Спала я тревожно. По ночам меня стали мучить галлюцинации, а возможно, то был страшный повторяющийся сон: в верхнем углу камеры, под потолком, словно на Голгофе, мне виделся распятый на кресте, замученный Бухарин (быть может, это видение мучило меня потому, что этому предшествовали воспоминания о народовольце Морозове). Черный ворон клевал окровавленное, безжизненное тело мученика. В течение нескольких дней я не могла избавиться от повторяющегося кошмара и как-то от ужаса закричала так, что было слышно в коридоре. Вошедший в камеру надзиратель решил, что я испугалась крысы.
— Что кричишь, крыса укусила?
— Да нет, сон страшный приснился.
После посещения Сквирского я окончательно поняла, что жизнь моя может оборваться ежедневно. И захотелось мне забыться, заглянуть в свое счастливое прошлое, в незабываемый крымский вечер, положивший начало нашему роману с Н. И., и отразить его в стихах.
Стихи далеки от совершенства, но и по сей день они дороги мне как светлое воспоминание. Там были и такие строки:
Я помню тот крымский вечер, Что начало начал положил, Невнятно шептал что-то ветер, Так радостно весел ты был.
И вечер темный, сонный Нас тишиной обнимал, Где-то дятел стучал монотонно, И где-то кузнец стрекотал.
Утомясь от дневного зноя, Аюдаг жадно воду глотал, И в пене морского прибоя Он морду свою обмывал.
А темное небо глядело Миллиардами звездных глаз, Казалось, оно хотело Получше увидеть нас.
И море огнем фосфорилось, И падали звезды во тьме. В глазах твоих нежность искрилась, И стал ты так близок мне.
В тот вечер мы поздно расстались, Ты мне ничего не сказал, Лишь только глаза улыбались И крепко ты руку мне жал.
А волны морские сказали, Что быть тебе скоро моим, Задорно они хохотали Шумящим прибоем морским.
Мне было всего лишь шестнадцать, Шестнадцать волнующих лет. Увы, мне уж много за двадцать, А прошлого ярок так свет.
Сравнительно недавно мне пришлось перечитать это стихотворение, и строка «Увы, мне уж много за двадцать» напомнила об относительности восприятия возраста и времени. Из восьми лет — с шестнадцати до двадцати четырех — два последних, с августа 1936-го по август 1938-го, были насыщены мучительными страданиями, и годы эти казались очень длинными, хотя и без того для молодого человека восемь лет — срок немалый.
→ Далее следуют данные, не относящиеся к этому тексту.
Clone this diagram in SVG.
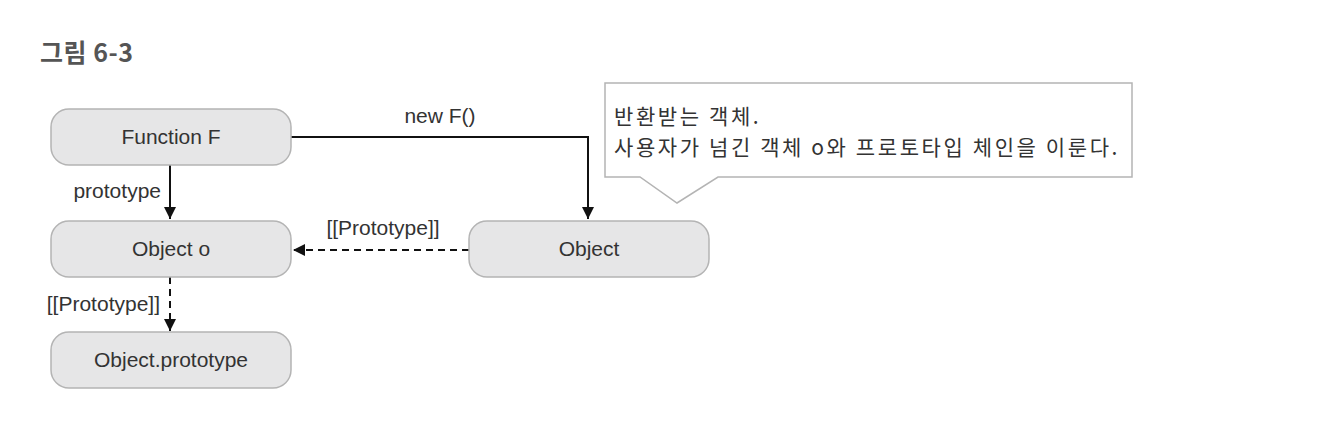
<svg xmlns="http://www.w3.org/2000/svg" width="1325" height="438" viewBox="0 0 1325 438">
<style>
.node rect{fill:#e6e6e7;stroke:#b4b4b4;stroke-width:1.5}
.node text{font-family:"Liberation Sans",Arial,sans-serif;font-size:21px;fill:#333;text-anchor:middle}
.lbl{font-family:"Liberation Sans",Arial,sans-serif;font-size:21px;fill:#333}
.ko{font-family:"Noto Sans CJK KR","Liberation Sans",sans-serif;font-size:21px;letter-spacing:2.6px;fill:#333}
.solid{fill:none;stroke:#111;stroke-width:2}
.dash{fill:none;stroke:#111;stroke-width:2;stroke-dasharray:7,5}
</style>
<defs>
<marker id="ah" viewBox="0 0 10 10" refX="10" refY="5" markerWidth="6" markerHeight="6" orient="auto" markerUnits="strokeWidth"><path d="M0,0 L10,5 L0,10 z" fill="#111"/></marker>
</defs>
<rect width="1325" height="438" fill="#fff"/>
<text x="40" y="62" style="font-family:'Noto Sans CJK KR','Liberation Sans',sans-serif;font-size:25px;font-weight:bold;letter-spacing:0.5px;fill:#555">그림 6-3</text>

<g id="callout">
<path d="M605,83 H1132 V177 H718 L677,203 L640,177 H605 Z" fill="#fff" stroke="#b4b4b4" stroke-width="1.5"/>
<text class="ko" x="614" y="124">반환받는 객체.</text>
<text class="ko" x="614" y="155">사용자가 넘긴 객체 o와 프로토타입 체인을 이룬다.</text>
</g>

<g id="connectors">
<path class="solid" d="M291,137 H588 V219" marker-end="url(#ah)"/>
<path class="solid" d="M170,165 V219" marker-end="url(#ah)"/>
<path class="dash" d="M469,250 H293" marker-end="url(#ah)"/>
<path class="dash" d="M170,277 V331" marker-end="url(#ah)"/>
<text class="lbl" x="440" y="123" text-anchor="middle">new F()</text>
<text class="lbl" x="161" y="198" text-anchor="end">prototype</text>
<text class="lbl" x="383" y="235" text-anchor="middle">[[Prototype]]</text>
<text class="lbl" x="160" y="311" text-anchor="end">[[Prototype]]</text>
</g>

<g id="functionF" class="node"><rect x="51" y="109" width="240" height="56" rx="18"/><text x="171" y="144">Function F</text></g>
<g id="objectO" class="node"><rect x="51" y="221" width="240" height="56" rx="18"/><text x="171" y="256">Object o</text></g>
<g id="objectPrototype" class="node"><rect x="51" y="332" width="240" height="56" rx="18"/><text x="171" y="367">Object.prototype</text></g>
<g id="object" class="node"><rect x="469" y="221" width="240" height="56" rx="18"/><text x="589" y="256">Object</text></g>
</svg>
Но как хотелось бы теперь, когда мне более за семьдесят, чем тогда было за двадцать, вернуть мои «много за двадцать» — конечно же, без той страшной камеры…
Эпизоды моей жизни, связанные с Николаем Ивановичем, даже такие, какие навсегда остаются в памяти каждого человека светлыми: первый поцелуй, рождение ребенка, волнующие мгновения юности, — никогда не были олицетворением чистой, легкой радости, а неизменно отягощались незримыми путами сложной общественной атмосферы тех лет: политическими дискуссиями, спорами, распрями, наконец, террором.
Я росла в среде профессиональных революционеров, после свершения революции ставших во главе страны. Поэтому внутрипартийная жизнь начала интересовать меня очень рано; отец безусловно этому способствовал.
Интерес к политике был особенно обострен близостью к Н. И. Казалось, судьба неотвратимо притягивала меня к нему в самые тяжкие его дни.
Я имела возможность видеть Николая Ивановича в Крыму в 1930 году, во время XVI съезда партии. Бухарин на съезде отсутствовал. Были и по сей день имеются различные суждения по этому поводу: одни считали, что Бухарин гордо бойкотировал съезд, другие — «доброжелатели» — решили, что он смалодушничал и, не желая подвергать себя тяжким испытаниям, не явился на съезд. Мне бы хотелось прояснить действительные обстоятельства. Начать с того, что Бухарин не был избран делегатом съезда — беспрецедентный случай для члена ЦК. К тому же незадолго до открытия съезда Н. И. серьезно заболел двусторонним воспалением легких, очень ослаб и был отправлен в Крым.